Determinants of pesticide exposure among workers in floriculture industry in rural Maharashtra

Ashlesha A. Dandekar, Swati S. Raje, Prajakta G. Kadale


Background: Pesticides are extensively used in floriculture where workers are mostly unskilled and may not have appropriate knowledge about safety. Acute accidents during spraying are reported, chronic exposure goes unnoticed. There are not many Indian studies regarding health risks and safety practices among floriculture workers in India. Hence this study to assess pesticide exposure, to find their determinants and suggest appropriate preventive measures.

Methods: Study was cross sectional in Floriculture Park, Talegaon (D), Pune, Maharashtra, India using cluster sampling from February 2018 to July 2019. Prevalence of morbidities being 63% sample size was calculated as 111 (allowable error 15%). Socio-demographic, work and health related variables were recorded using a pretested structured questionnaire. Clinical examination and laboratory investigations were done by medical experts.
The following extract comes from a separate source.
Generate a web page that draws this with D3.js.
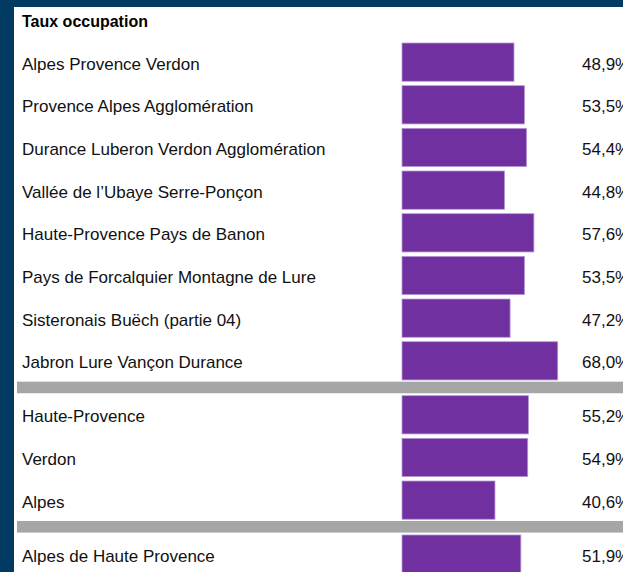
<!DOCTYPE html>
<html>
<head>
<meta charset="utf-8">
<script src="https://cdn.jsdelivr.net/npm/d3@7/dist/d3.min.js"></script>
<style>
  html, body { margin: 0; padding: 0; background: #fff; overflow: hidden; }
  svg { display: block; }
</style>
</head>
<body>
<script>
var title = 'Taux occupation'

// rows, in display order
var categories = [
  'Alpes Provence Verdon',
  'Provence Alpes Agglomération',
  'Durance Luberon Verdon Agglomération',
  'Vallée de l\u2019Ubaye Serre-Ponçon',
  'Haute-Provence Pays de Banon',
  'Pays de Forcalquier Montagne de Lure',
  'Sisteronais Buëch (partie 04)',
  'Jabron Lure Vançon Durance',
  'Haute-Provence',
  'Verdon',
  'Alpes',
  'Alpes de Haute Provence'
]
var values = [0.489, 0.535, 0.544, 0.448, 0.576, 0.535, 0.472, 0.680, 0.552, 0.549, 0.406, 0.519]
// separator after these row indexes
var breaks = [7, 10]

var W = 623, H = 572
var fmt = function (v) { return (v * 100).toFixed(1).replace('.', ',') + '%' }

var svg = d3.select('body').append('svg')
  .attr('width', W)
  .attr('height', H)

// dark frame on the left and top only
svg.append('rect')
  .attr('x', 0).attr('y', 0)
  .attr('width', 14).attr('height', H)
  .attr('fill', '#003a63')
svg.append('rect')
  .attr('x', 0).attr('y', 0)
  .attr('width', W).attr('height', 7)
  .attr('fill', '#003a63')

svg.append('text')
  .attr('x', 22).attr('y', 27)
  .attr('font-family', 'Liberation Sans, Arial, sans-serif')
  .attr('font-weight', 'bold')
  .attr('font-size', 16)
  .attr('fill', '#000')
  .text(title)

// vertical layout in "row units": one row = 1, separator = sepU
var sepU = 0.265
var rows = categories.map(function (c, i) {
  var pos = i + sepU * breaks.filter(function (b) { return b < i }).length
  return { name: c, value: values[i], pos: pos }
})
var totalU = categories.length + sepU * breaks.length
var y = d3.scaleLinear().domain([0, totalU]).range([40.7, 40.7 + totalU * 42.67])
var x = d3.scaleLinear().domain([0, 1]).range([402, 402 + 229])

// separators
svg.selectAll('.sep')
  .data(breaks)
  .enter().append('rect')
  .attr('class', 'sep')
  .attr('x', 17)
  .attr('y', function (b) { return y(b + 1 + sepU * breaks.filter(function (k) { return k < b }).length) - 0.4 })
  .attr('width', W)
  .attr('height', 11.6)
  .attr('fill', '#a6a6a6')

var g = svg.selectAll('.row')
  .data(rows)
  .enter().append('g')
  .attr('class', 'row')
  .attr('transform', function (d) { return 'translate(0,' + y(d.pos) + ')' })

var bh = y(1) - y(0)

g.append('rect')
  .attr('x', x(0))
  .attr('y', 2.3)
  .attr('width', function (d) { return x(d.value) - x(0) })
  .attr('height', bh - 4.4)
  .attr('fill', '#7030a0')
  .attr('stroke', '#b898d6')
  .attr('stroke-width', 0.8)

g.append('text')
  .attr('x', 22)
  .attr('y', bh / 2 + 7.5)
  .attr('font-family', 'Liberation Sans, Arial, sans-serif')
  .attr('font-size', 17)
  .attr('fill', '#111')
  .text(function (d) { return d.name })

g.append('text')
  .attr('x', 582)
  .attr('y', bh / 2 + 7.5)
  .attr('font-family', 'Liberation Sans, Arial, sans-serif')
  .attr('font-size', 17)
  .attr('fill', '#111')
  .text(function (d) { return fmt(d.value) })
</script>
</body>
</html>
Results: A total of 118 workers participated. Only half (51.2%) were using personal protective devices. None were following reentry guidelines. 13.3% males and 4.1% females had low serum cholinesterase level which is a biomarker of pesticide exposure. Sprayers had significantly high risk of low serum cholinesterase levels (OR=3.31) as compared to others. With exposed subjects which included both sprayers as well as polyhouse workers the association increased with OR=4.27. However association was not significant when working in polyhouse alone was considered as a risk factor (OR=1.256).

Conclusions: Presence of exposure was the only factor that had a statistically significant association with low Serum Cholinesterase levels. Safe occupational practices like use of personal protective devices, rotation of exposed workers, monitoring of serum cholinesterase levels and health education of workers should be undertaken.